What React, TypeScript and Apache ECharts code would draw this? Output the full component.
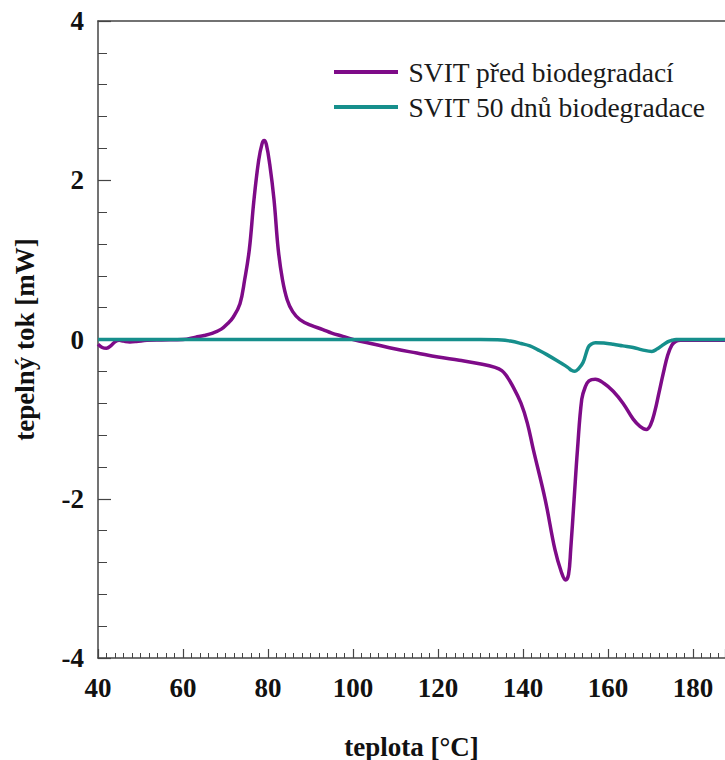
import React, { useEffect, useRef } from "react";
import * as echarts from "echarts";

const purpleName = "SVIT před biodegradací";
const tealName = "SVIT 50 dnů biodegradace";

const purpleX = [40, 41, 42, 43, 44, 45, 46, 47.5, 49, 51.5, 55, 60, 63, 65, 67, 69, 70.5, 71.8, 73.4, 74.5, 75.6, 76.7, 77.8, 78.6, 79.1, 79.6, 80.4, 81.4, 82.4, 83.4, 84.5, 85.8, 87.5, 90, 92.9, 95, 97.6, 100, 105, 110, 115, 120, 125, 130.4, 133.4, 135, 136, 137.5, 139.5, 141, 142.4, 145.2, 147.5, 149, 150, 150.7, 151.2, 152, 152.8, 153.8, 154.6, 155.5, 157, 159, 161.2, 163.5, 165.9, 167.5, 169, 170, 171, 172, 173, 174, 175, 176, 177, 180, 190];
const purpleY = [-0.06, -0.1, -0.11, -0.08, -0.03, -0.01, -0.02, -0.03, -0.025, -0.01, -0.005, 0, 0.03, 0.05, 0.08, 0.13, 0.2, 0.28, 0.45, 0.75, 1.13, 1.76, 2.25, 2.46, 2.5, 2.45, 2.2, 1.76, 1.13, 0.75, 0.5, 0.35, 0.25, 0.18, 0.125, 0.08, 0.04, 0, -0.06, -0.12, -0.17, -0.22, -0.26, -0.31, -0.35, -0.39, -0.45, -0.58, -0.8, -1.05, -1.38, -2.01, -2.64, -2.92, -3.02, -2.95, -2.64, -2.01, -1.38, -0.75, -0.6, -0.52, -0.5, -0.55, -0.65, -0.8, -1.0, -1.09, -1.13, -1.07, -0.9, -0.66, -0.42, -0.2, -0.07, -0.02, -0.01, -0.01, -0.01];

const tealX = [40, 100, 130, 135, 137, 139.5, 141.6, 143.5, 145.6, 148.7, 150.5, 151.5, 152.2, 153, 154.1, 155.3, 156, 157, 159, 161.2, 163.5, 165.9, 168, 170.3, 171.5, 172.6, 174, 175, 176, 190];
const tealY = [0, 0, 0, -0.005, -0.02, -0.05, -0.08, -0.13, -0.19, -0.29, -0.35, -0.39, -0.4, -0.37, -0.29, -0.1, -0.06, -0.04, -0.045, -0.06, -0.08, -0.1, -0.13, -0.15, -0.12, -0.08, -0.03, -0.01, 0, 0];

const xTitle = "teplota [°C]";
const yTitle = "tepelný tok [mW]";

const serif = "Liberation Serif";
const purple = "#7e0b88";
const teal = "#168f8c";
const axisColor = "#444";

export default function App() {
  const ref = useRef<HTMLDivElement>(null);
  useEffect(() => {
    if (!ref.current) return;
    const chart = echarts.init(ref.current, null, { renderer: "svg" });
    const pData = purpleX.map((x, i) => [x, purpleY[i]]);
    const tData = tealX.map((x, i) => [x, tealY[i]]);
    chart.setOption({
      animation: false,
      backgroundColor: "#fff",
      textStyle: { fontFamily: serif },
      grid: { left: 98, top: 21, bottom: 102, right: 0, outerBoundsMode: "none", containLabel: false },
      legend: {
        orient: "vertical",
        left: 329,
        top: 53,
        itemWidth: 64,
        itemHeight: 4,
        itemGap: 7,
        icon: "rect",
        data: [purpleName, tealName],
        formatter: (n: string) => "\u2009" + n,
        textStyle: {
          fontFamily: serif,
          fontSize: 27.5,
          fontWeight: "normal",
          color: "#1a1a1a",
          lineHeight: 28,
        },
      },
      xAxis: [
        {
          type: "value",
          min: 40,
          max: 187.5,
          interval: 20,
          position: "bottom",
          name: xTitle,
          nameLocation: "middle",
          nameGap: 75,
          nameTextStyle: { fontFamily: serif, fontSize: 27, fontWeight: "bold", color: "#111" },
          axisLine: { show: true, onZero: false, lineStyle: { color: axisColor, width: 1.5 } },
          axisTick: { show: true, inside: true, length: 9, lineStyle: { color: axisColor, width: 1.2 } },
          minorTick: { show: true, splitNumber: 10, length: 5, lineStyle: { color: axisColor, width: 1 } },
          axisLabel: { fontFamily: serif, fontSize: 27, fontWeight: "bold", color: "#111", margin: 16, showMaxLabel: false },
          splitLine: { show: false },
        },
        {
          type: "value",
          min: 40,
          max: 187.5,
          position: "top",
          axisLine: { show: true, onZero: false, lineStyle: { color: axisColor, width: 1.5 } },
          axisTick: { show: false },
          axisLabel: { show: false },
          splitLine: { show: false },
        },
      ],
      yAxis: {
        type: "value",
        min: -4,
        max: 4,
        interval: 2,
        name: yTitle,
        nameLocation: "middle",
        nameGap: 60,
        nameTextStyle: { fontFamily: serif, fontSize: 27, fontWeight: "bold", color: "#111" },
        axisLine: { show: true, onZero: false, lineStyle: { color: axisColor, width: 1.5 } },
        axisTick: { show: true, inside: true, length: 13, lineStyle: { color: axisColor, width: 1.2 } },
        minorTick: { show: true, splitNumber: 5, length: 9, lineStyle: { color: axisColor, width: 1 } },
        axisLabel: { fontFamily: serif, fontSize: 27, fontWeight: "bold", color: "#111", margin: 14 },
        splitLine: { show: false },
      },
      series: [
        {
          name: purpleName,
          type: "line",
          data: pData,
          showSymbol: false,
          symbol: "none",
          smooth: 0.4,
          color: purple,
          lineStyle: { color: purple, width: 3.5 },
        },
        {
          name: tealName,
          type: "line",
          data: tData,
          showSymbol: false,
          symbol: "none",
          smooth: 0.4,
          color: teal,
          lineStyle: { color: teal, width: 3.5 },
        },
      ],
    });
    return () => chart.dispose();
  }, []);
  return <div ref={ref} style={{ width: 725, height: 760, position: "absolute", left: 0, top: 0 }} />;
}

= PROBLEM TO WORK ON =
From the listing, copy each line containing the word "React".

= RESULT =
What React, TypeScript and Apache ECharts code would draw this? Output the full component.
import React, { useEffect, useRef } from "react";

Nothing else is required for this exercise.